HOUSE REDUCTION REDUCES FORCE BELOW PRESENT AUTHORIZATION

In the shortest terms, to state what the cut does to us, I can say that it cuts us below what our operating authorization is now.

Roughly, the Budget authorized up to 38,000 persons for us for our current work, and $75,000,000 would leave us with approximately 32,500.

The big item in our personnel requirements is for the local rationing boards. I would like to tell you what was the course, beginning with our first application, of our request as it was considered by the various authorities.

RESPONSIBILITY OF ADMINISTRATOR WITH RESPECT TO RENTS AND

PRICES

We have the responsibility under the Price Control Act for rents and prices.
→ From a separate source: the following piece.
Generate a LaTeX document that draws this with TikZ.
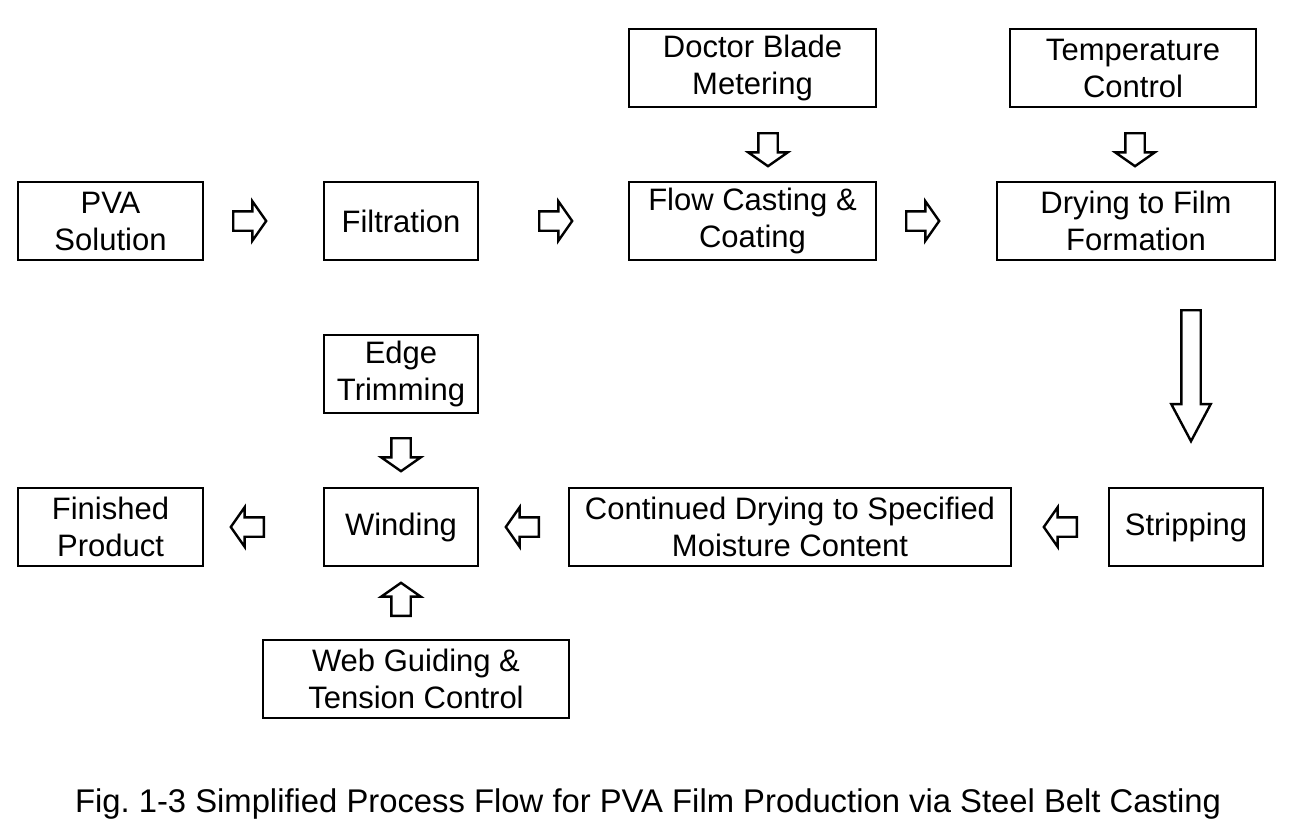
\documentclass[tikz,border=0pt]{standalone}
\usepackage{fontspec}
\setmainfont{Liberation Sans}
\usetikzlibrary{shapes.arrows,positioning,calc}

\begin{document}
\frenchspacing
\begin{tikzpicture}[
    x=1pt, y=-1pt,
    step box/.style={rectangle, draw, line width=2pt, minimum height=78pt,
                 align=center, inner sep=2pt,
                 font=\fontsize{31}{37}\selectfont},
    % hollow block arrows between the steps
    blk/.style={single arrow, draw, line width=2.4pt, inner sep=8.5pt,
                minimum width=38pt, single arrow head extend=10pt,
                single arrow tip angle=110, minimum height=33pt, anchor=tail},
    blkbig/.style={blk, single arrow tip angle=56, minimum height=131pt},
]
\useasboundingbox (0,0) rectangle (1296,830);

% --- top row
\node[step box, minimum width=185pt] (pva) at (110.5,221) {PVA\\Solution};
\node[step box, minimum width=154pt] (filt) at (401,221) {Filtration};
\node[step box, minimum width=247pt] (cast) at (752.5,221) {Flow Casting \&\\Coating};
\node[step box, minimum width=278pt] (dry) at (1136,221) {Drying to Film\\Formation};
\node[step box, minimum width=247pt] (blade) at (752.5,68) {Doctor Blade\\Metering};
\node[step box, minimum width=246pt] (temp) at (1133,68) {Temperature\\Control};

% --- bottom row
\node[step box, minimum width=154pt] (strip) at (1186,527) {Stripping};
\node[step box, minimum width=442pt] (moist) at (790,527)
    {Continued Drying to Specified\\Moisture Content};
\node[step box, minimum width=154pt] (wind) at (401,527) {Winding};
\node[step box, minimum width=185pt] (fin) at (110.5,527) {Finished\\Product};
\node[step box, minimum width=154pt] (trim) at (401,374) {Edge\\Trimming};
\node[step box, minimum width=306pt] (guide) at (416,679)
    {Web Guiding \&\\Tension Control};

% --- block arrows (placed by their tails)
\node[blk] (a1) at (232,221) {};
\node[blk] (a2) at (538,221) {};
\node[blk] (a3) at (905,221) {};
\node[blk, shape border rotate=270] (a4) at (768,132) {};
\node[blk, shape border rotate=270] (a5) at (1135,132) {};
\node[blkbig, shape border rotate=270] (a6) at (1191,309) {};
\node[blk, shape border rotate=180] (a7) at (1078,527) {};
\node[blk, shape border rotate=180] (a8) at (540,527) {};
\node[blk, shape border rotate=180] (a9) at (265,527) {};
\node[blk, shape border rotate=270] (a10) at (401,437) {};
\node[blk, shape border rotate=90] (a11) at (401,617) {};

% --- caption
\node[font=\fontsize{32.8}{38}\selectfont] (cap) at (648,804)
    {Fig. 1-3 Simplified Process Flow for PVA Film Production via Steel Belt Casting};
\end{tikzpicture}
\end{document}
I take the position that that responsibility is not merely an authorization, that the Price Control Act is so written that when the Administrator determines by the standards of the act and all the legislative history, that prices are out of line, or that rents are getting into an inflationary status, he has no other course but to move.

ADMINISTRATION OF RATIONING PROGRAM

In addition to our authorizations and directives as they flow from the statute, the President and the War Production Board has assigned to me the job of doing the actual rationing administration once a determination is made that we should go into a rationing program. In respect to rationing we are not exercising the type of policy and judgments that we make in the Price Control Act; that is, if the War Production Board decides tomorrow that article X is to be rationed, under the President's directive I am compelled to go ahead and see that an equitable rationing plan is installed and administered. Senator MCCARRAN. That order, then, comes primarily from another authority, your primary order?

Mr. HENDERSON. Rationing decisions flow from the War Production Board and the President. In the matter of taking action on rents and on prices the language of the price-control statute and the legislative history are clear that Congress, in effect, directed me to go forward when I determined that prices were reaching an inflationary situation.

CREATION OF LOCAL RATIONING BOARDS

In order to carry out the rationing authority and responsibilities we have caused to be set up local rationing boards in every county in the United States. Those offices are handling a few commodities at the present time. The decisions are being made by a local board composed of three citizens, and they are doing yeomen work. They have asked, however, for clerical help in order to perform the increasing burden or work that is being laid upon them.